先来看看注册表类的实现。在文件op_registry_impl.h中定义了模板类OpRegistryImpl:
template <typename OpMetadataFnTy, typename DispatchFnTy, typename OpFlagsTy>
class OpRegistryImpl {
public:
struct OpEntry {
OpMetadataFnTy metadata_fn = nullptr;
DispatchFnTy dispatch_fn = nullptr;
OpFlagsTy flags;
string_view op_name;
...
void AddOp(string_view op_name, DispatchFnTy dispatch_fn, OpFlagsTy flags,
ArrayRef<string_view> attr_names) {
assert(!op_name.empty() && "op names cannot be empty");
auto& entry = op_mappings_[op_name];
entry.dispatch_fn = dispatch_fn;
entry.flags = flags;
entry.attr_names.reserve(attr_names.size());
for (auto name : attr_names) entry.attr_names.emplace_back(name);
entry.op_name = op_mappings_.find(op_name)->first();
}
CPU与GPU平台上对应的实现类CpuOpRegistry::Impl与GpuOpRegistry::Impl分别在文件cpu_op_registry_impl.h与gpu_op_registry_impl.h中:
// This is the pImpl implementation details for CpuOpRegistry.
struct CpuOpRegistry::Impl final
: OpRegistryImpl<OpMetadataFn, CpuDispatchFn, CpuOpFlags> {};
using CpuOpEntry =
OpRegistryImpl<OpMetadataFn, CpuDispatchFn, CpuOpFlags>::OpEntry;
} // namespace tfrt
// This is the pImpl implementation details for GpuOpRegistry.
struct GpuOpRegistry::Impl final
: OpRegistryImpl<OpMetadataFn, GpuDispatchFn, GpuOpFlags> {};
using GpuOpEntry =
OpRegistryImpl<OpMetadataFn, GpuDispatchFn, GpuOpFlags>::OpEntry;
以CPU为例,CpuOpRegistry定义在cpu_op_registry.h中:
// This is the signature implemented by all CPU ops. They take Tensor buffers
// inputs and allocate and return tensors for their results. If the op has a
// metadata function, then the result of the function is passed in as
// result_mds, otherwise it is an empty list.
//
// If the kernel has a runtime failure, the chain should be set to the
// error value, and any invalid results should be set to errors as well.

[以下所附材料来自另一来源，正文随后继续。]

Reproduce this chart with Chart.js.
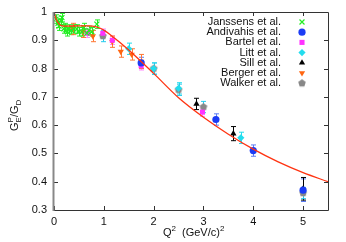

using CpuDispatchFn = void (*)(const ExecutionContext& exec_ctx,
ArrayRef<AsyncValue*> inputs,
const OpAttrsRef& attrs,
ArrayRef<TensorMetadata> result_mds,
MutableArrayRef<RCReference<AsyncValue>> results,
AsyncValueRef<Chain>* chain);
...
// This represents a mapping from op names to the associated metadata functions
// (optional) and kernel dispatch functions.
class CpuOpRegistry {
// Add an op with the specified dispatch function. This style of dispatch
// function does not require a metadata function.
void AddOp(string_view op_name, CpuDispatchFn dispatch_fn, CpuOpFlags flags);
...
}
上面的CpuDispatchFn 是一个跳板函数,一会儿会提到。CpuOpRegistry::AddOp函数会调用对应实现类中的AddOp函数。对于GPU也是类似的,相关定义在gpu_op_registry.h中。
然后再来看看注册的回调函数。可以看到,这些函数都包了一个宏。以GPU为例,TFRT_GPU_OP定义在gpu_op_utils.h中:
#define TFRT_GPU_OP(...) \
::tfrt::DispatchFnImpl<GpuDispatchContext, decltype(&__VA_ARGS__), \
&__VA_ARGS__>::Invoke
其中的模板类DispatchFnImpl定义在文件include/tfrt/core_runtime/op_utils.h中:
// This class is an implementation detail of TFRT_CPU_OP.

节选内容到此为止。